I enjoyed Graínne Mulvey’s Métier releases of Aeolus (which shared disc space with Christopher Fox’s Untouch, reviewed for Fanfare by Marc Medwin in 42:1) and the Black Box disc shared with Deirdre Gribbin that included Mulvey’s Sextet Uno and Rational Option Insanity (Fanfare 24:3, reviewed by Peter Burwasser), and, indeed, the disc Sea to the West, which included music by Fox again, plus Linda Buckley, Bremner, and Mulvey’s Phronology Garden and Eternity is Now (Fanfare 40:3).

Commissioned by the Great Music in Irish Houses Festival to mark its 50th anniversary in I 20, Great Women tells of the ladies who have carved out the social and political landscape as they strove for equality and liberation. To reflect this, Mulvey sets words by such as the Countess Markiewicz and Rosie Hackett, plus more contemporary personages such as Ireland’s former presidents Mary Robinson and Mary McAleese (Mulvey quotes from their inaugural speeches). The recorded quotations are recorded by the soprano who also sings live here (and for whom the work was written), the astonishing Elizabeth Hilliard.

The sound vista created by Mulvey is vast. Most of the electronic sounds derive from those recordings of speeches, enhanced by some field recordings. Usefully, full texts are included; the work is comprehensible and has a real sense of narration, which sometimes dissolves by self-replication into more amorphous sound fields. There is more than a hint of a Joycean process at work here. The sheer washes of sound Mulvey creates make an enormous effect purely on sonic grounds, especially when Hilliard’s silvery soprano floats ethereally above them. The ability to create ‘crowds” of sound from one voice is also effectively utilized.

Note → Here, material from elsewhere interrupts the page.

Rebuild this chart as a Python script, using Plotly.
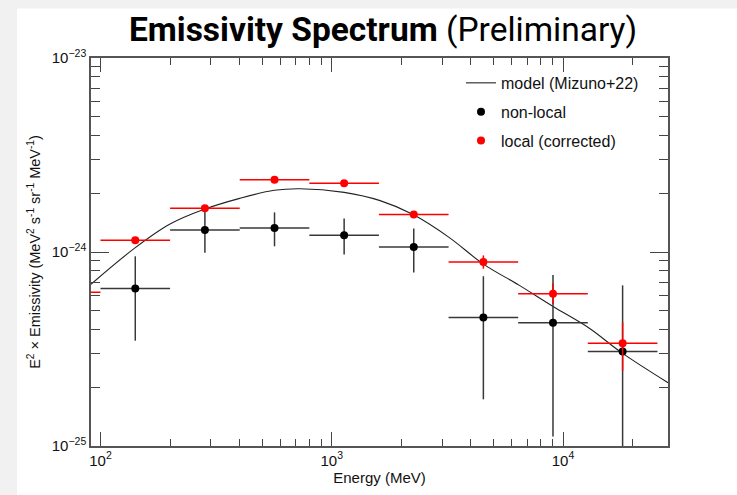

Lest terms like electronic music and “sound vista” scare anyone off, I should point out there is beauty to Mulvey’s piece. Few words can do justice to Elizabeth Hilliard’s virtuosity here, not its: in terms of the extended vocal techniques demanded of her, but also the purity of line (even when said line is as disjunct as they come). At the risk of sycophantic tautology, this warrants an absolutely wholehearted recommendation without hesitation; a last-minute entrant into the race for my Want List.